Maximum Entropy Aggregation of Expert Predictions

This paper presents a maximum entropy framework for the aggregation of expert opinions where the expert opinions concern the prediction of the outcome of an uncertain event. The event to be predicted and individual predictions rendered are assumed to be discrete random variables. A measure of expert competence is defined using a distance metric between the actual outcome of the event and each expert's predicted outcome. Following Levy and Delic (Levy, W. B., H. Delic. 1994. Maximum entropy aggregation of individual opinions. IEEE Trans. Sys. Man & Cybernetics 24 606--613.), we use Shannon's information measure (Shannon [Shannon, C. E. 1948. A mathematical theory of communication. Bell Syst. Tech.
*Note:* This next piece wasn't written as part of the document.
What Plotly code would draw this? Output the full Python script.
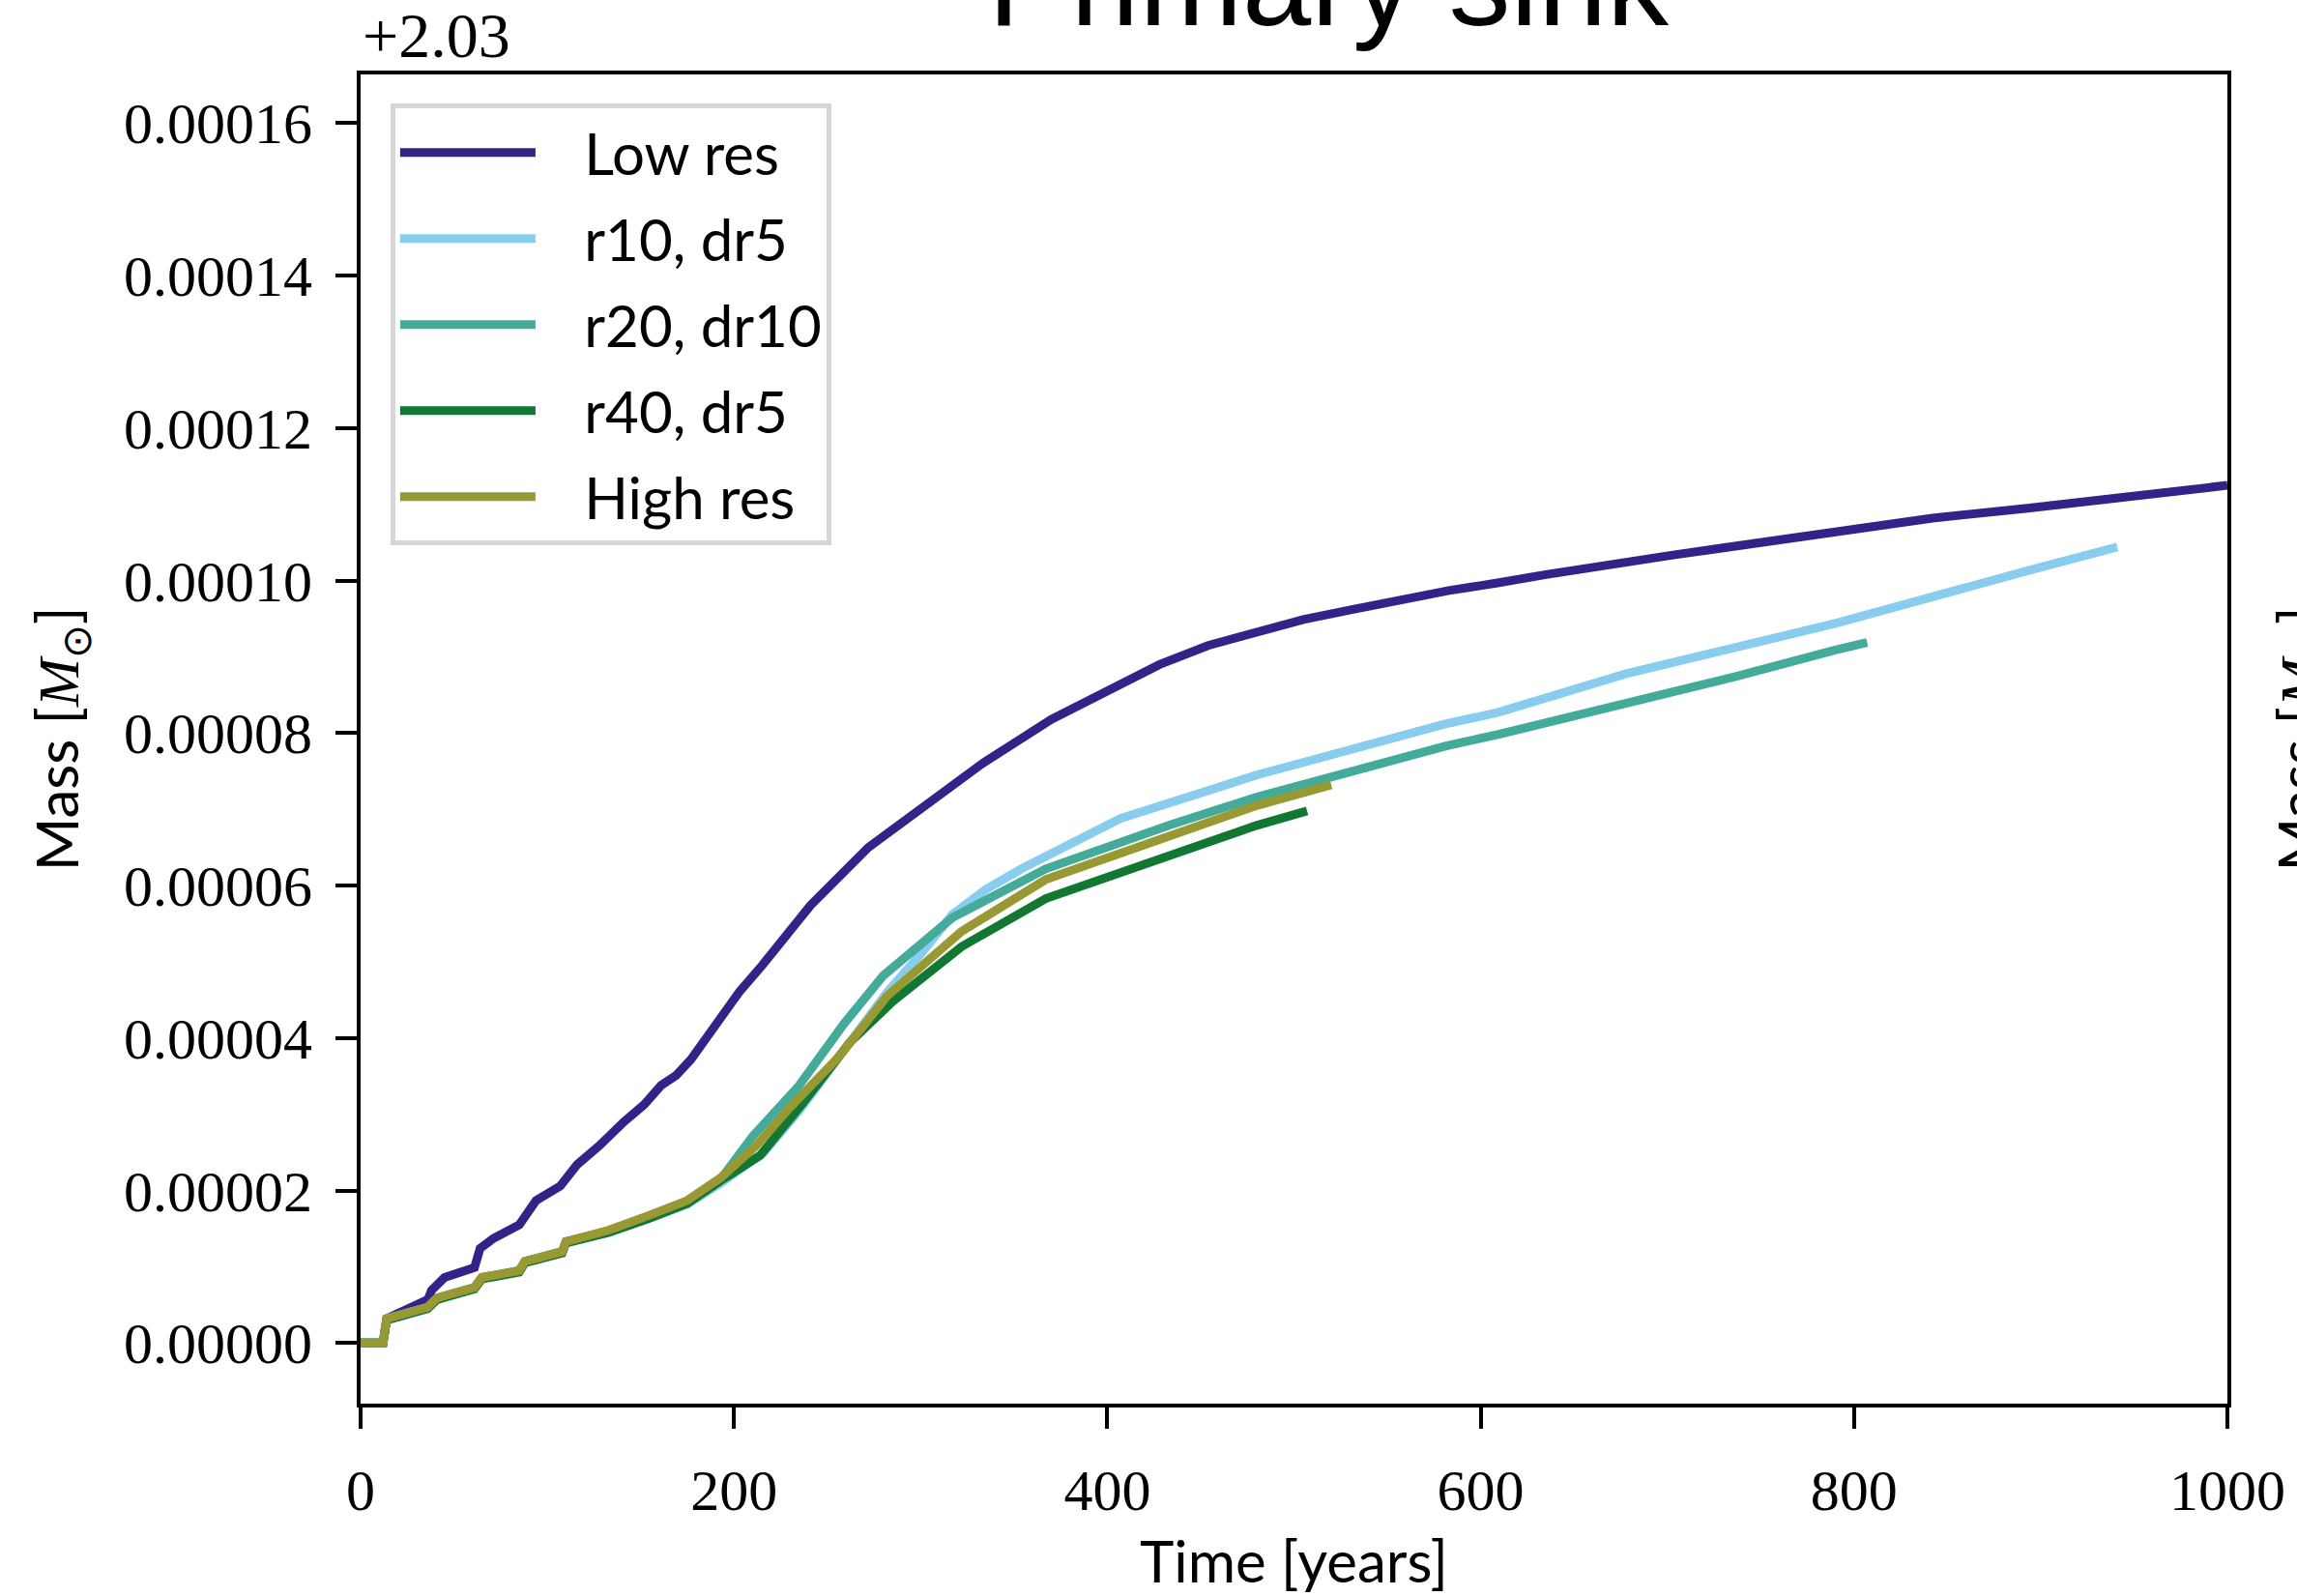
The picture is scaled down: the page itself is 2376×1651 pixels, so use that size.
import plotly.graph_objects as go
import numpy as np

# Mass offsets from 2.03 Msun, in units of 1e-5 Msun
OFFSET = 2.03
SCALE = 1e-5

low_t = [0, 12, 14, 36, 38, 45, 61, 64, 71, 85, 94, 107, 116, 128, 141, 152, 161, 169, 177,
         203, 215, 241, 272, 306, 333, 370, 402, 428, 454, 480, 505, 531, 557, 583, 609, 635,
         704, 773, 842, 893, 1000]
low_m = [0, 0, 0.32, 0.57, 0.69, 0.86, 0.99, 1.24, 1.37, 1.55, 1.87, 2.06, 2.34, 2.59, 2.90,
         3.13, 3.38, 3.51, 3.72, 4.61, 4.95, 5.74, 6.50, 7.10, 7.60, 8.18, 8.59, 8.90, 9.15, 9.33,
         9.49, 9.62, 9.75, 9.87, 9.97, 10.08, 10.34, 10.58, 10.82, 10.95, 11.25]

r10_t = [0, 12, 14, 36, 41, 61, 65, 85, 88, 108, 110, 133, 154, 175, 193, 216, 235, 259,
         282, 300, 317, 335, 354, 407, 473, 480, 581, 609, 678, 738, 764, 790, 893, 941]
r10_m = [0, 0, 0.32, 0.47, 0.59, 0.73, 0.86, 0.95, 1.07, 1.20, 1.33, 1.46, 1.63, 1.82, 2.10,
         2.50, 3.05, 3.85, 4.60, 5.10, 5.62, 5.95, 6.22, 6.88, 7.39, 7.45, 8.12, 8.27, 8.78, 9.13,
         9.28, 9.44, 10.13, 10.44]

r20_t = [0, 12, 14, 36, 41, 61, 65, 85, 88, 108, 110, 133, 154, 175, 193, 210, 235, 259,
         280, 317, 367, 433, 480, 512, 581, 609, 738, 790, 807]
r20_m = [0, 0, 0.32, 0.47, 0.59, 0.73, 0.86, 0.95, 1.07, 1.20, 1.33, 1.47, 1.65, 1.85, 2.15,
         2.71, 3.38, 4.19, 4.82, 5.58, 6.22, 6.79, 7.16, 7.38, 7.83, 7.98, 8.75, 9.09, 9.19]

r40_t = [0, 12, 14, 36, 41, 61, 65, 85, 88, 108, 110, 133, 154, 175, 193, 214, 237, 262,
         285, 322, 367, 446, 480, 507]
r40_m = [0, 0, 0.30, 0.45, 0.57, 0.71, 0.84, 0.93, 1.05, 1.18, 1.31, 1.45, 1.63, 1.83, 2.13,
         2.46, 3.15, 3.94, 4.48, 5.20, 5.83, 6.50, 6.79, 6.98]

high_t = [0, 12, 14, 36, 41, 61, 65, 85, 88, 108, 110, 133, 154, 175, 193, 212, 230, 246,
          256, 282, 322, 367, 433, 480, 520]
high_m = [0, 0, 0.32, 0.47, 0.59, 0.73, 0.86, 0.95, 1.07, 1.20, 1.33, 1.48, 1.67, 1.87, 2.17,
          2.59, 3.09, 3.51, 3.75, 4.55, 5.40, 6.08, 6.63, 7.05, 7.32]

names = ["Low res", "r10, dr5", "r20, dr10", "r40, dr5", "High res"]
colors = ["#332288", "#88CCEE", "#44AA99", "#117733", "#999933"]
series = [(low_t, low_m), (r10_t, r10_m), (r20_t, r20_m), (r40_t, r40_m), (high_t, high_m)]

SANS = "Lato"
SERIF = "Liberation Serif"
GAP = "\u2002\u00a0"  # visual gap between legend line and label

fig = go.Figure()
for i, ((t, m), name, col) in enumerate(zip(series, names, colors)):
    fig.add_trace(go.Scatter(
        x=t, y=np.array(m) * SCALE, mode="lines", name=GAP + name,
        line=dict(color=col, width=9), legendgroup=f"g{i}",
    ))

fig.update_layout(
    width=2376, height=1651,
    margin=dict(l=373, r=70, t=77, b=193),
    paper_bgcolor="white", plot_bgcolor="white",
    showlegend=True,
    legend=dict(
        x=0.016, y=0.978, xanchor="left", yanchor="top",
        bgcolor="white", bordercolor="#d6d6d6", borderwidth=5,
        font=dict(family=SANS, size=60, color="black"),
        traceorder="grouped", tracegroupgap=8,
        itemwidth=140,
    ),
    xaxis=dict(
        range=[0, 1000], tickvals=[0, 200, 400, 600, 800, 1000],
        ticks="outside", ticklen=22, tickwidth=3.5, tickcolor="black",
        showline=True, linewidth=4, linecolor="black", mirror=True,
        showgrid=False, zeroline=False,
        tickfont=dict(family=SERIF, size=60, color="black"),
        ticklabelstandoff=12,
        title=dict(text="Time [years]", font=dict(family=SANS, size=60, color="black"), standoff=22),
    ),
    yaxis=dict(
        range=[-0.795e-5, 16.64e-5], tick0=0, dtick=2e-5, tickformat=".5f",
        ticks="outside", ticklen=22, tickwidth=3.5, tickcolor="black",
        showline=True, linewidth=4, linecolor="black", mirror=True,
        showgrid=False, zeroline=False,
        tickfont=dict(family=SERIF, size=60, color="black"),
        ticklabelstandoff=12,
        title=dict(
            text='Mass [<span style="font-family:Liberation Serif"><i>M</i><sub>⊙</sub></span>]',
            font=dict(family=SANS, size=60, color="black"), standoff=28),
    ),
)

# offset text
fig.add_annotation(text=f"+{OFFSET:.2f}", xref="paper", yref="paper", x=0, y=1,
                   xanchor="left", yanchor="bottom", yshift=2, showarrow=False,
                   font=dict(family=SERIF, size=66, color="black"))
# title (cut at top of image)
fig.add_annotation(text="Primary sink", xref="paper", yref="paper",
                   x=(1376 - 373) / 1933, y=1, xanchor="center", yanchor="bottom",
                   yshift=22, showarrow=False,
                   font=dict(family="Liberation Sans", size=128, color="black"))
# neighbouring panel's y label, cut at right edge
fig.add_annotation(text='Mass [<span style="font-family:Liberation Serif"><i>M</i><sub>⊙</sub></span>]',
                   xref="paper", yref="paper", x=(2384 - 373) / 1933, y=0.5,
                   xanchor="center", yanchor="middle", textangle=-90, showarrow=False,
                   font=dict(family=SANS, size=60, color="black"))

fig.write_html("out.html")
J. 27 379--423.], Jaynes [Jaynes, E. T. 1957. Information theory and statistical mechanics. Phys. Rev. 106 Part I: 620--630, 108 Part II: 171--190.]) to derive aggregation rules for combining two or more expert predictions into a single aggregated prediction that appropriately calibrates different degrees of expert competence and reflects any dependence that may exist among the expert predictions. The resulting maximum entropy aggregated prediction is least prejudiced in the sense that it utilizes all information available but remains maximally non committal with regard to information not available. Numerical examples to illuminate the implications of maximum entropy aggregation are also presented.